Is the GLA a “person” for this purpose? Clause 2(6) refers to Labour market enforcement functions being carried out by enforcement officers, not by the employing authority
The last amendment in the group, Amendment 38, is on Clause 6, which provides that the director must set up what is referred to as an “information hub”. The GLA has an information hub. Is that to be superseded? Again, it raises the question of resources. Something like a hub does not just come naturally by shoving some pieces of paper into a file. One thing that will have to be addressed is the funding of the IT infrastructure. Who is to manage the hub? As I said, the Government’s new proposals were published after these amendments were tabled, so they have been rather overtaken—or possibly had their significance magnified—by the new proposals.
This morning on the “Today” programme, the Prime Minister talked, I think in the context of the police, about a country whose Government rely on independent institutions. He said something like, “Independent institutions should be able to exercise independent judgments”. That rather neatly encapsulates the quandary that I find myself in when trying to understand who will be able to be independent within this new regime. I beg to move.

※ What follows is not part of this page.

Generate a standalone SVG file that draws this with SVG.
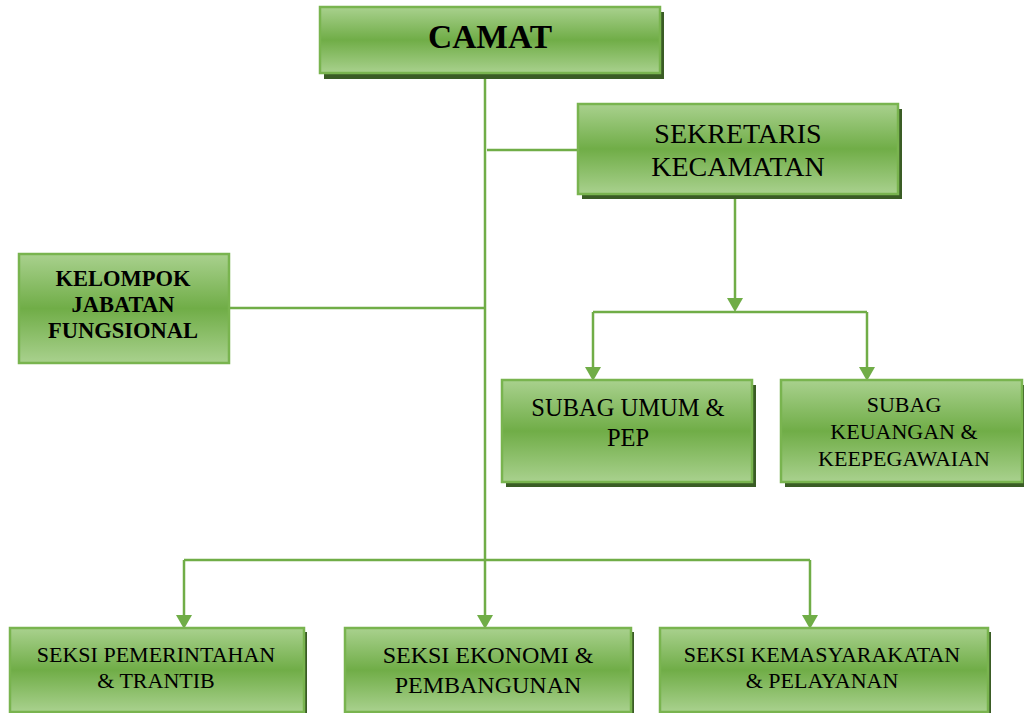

My Lords, I share the concerns of the noble Baroness, Lady Hamwee, in relation to Amendment 12. As I said on the earlier amendments, and as agreed by everyone in the House, the Gangmasters Licensing Authority has gained a great deal of expertise and is working extremely efficiently. The concern that I share and would like to ask the Minister about is whether the director is going to give the Gangmasters Licensing Authority a free rein to continue the good work it is doing. Is there not a danger it may be controlled by strategies set out by someone who does not have the same expertise as Paul Broadbent and his team? I would be very worried about putting the director over the Gangmasters Licensing Authority without clear instructions that his strategy must be very broad and that he should let the authority get on with the work it has done so well. It would not do it so well if it was confined by any sort of strategy that posed unnecessary restrictions on the work of Paul Broadbent and his team.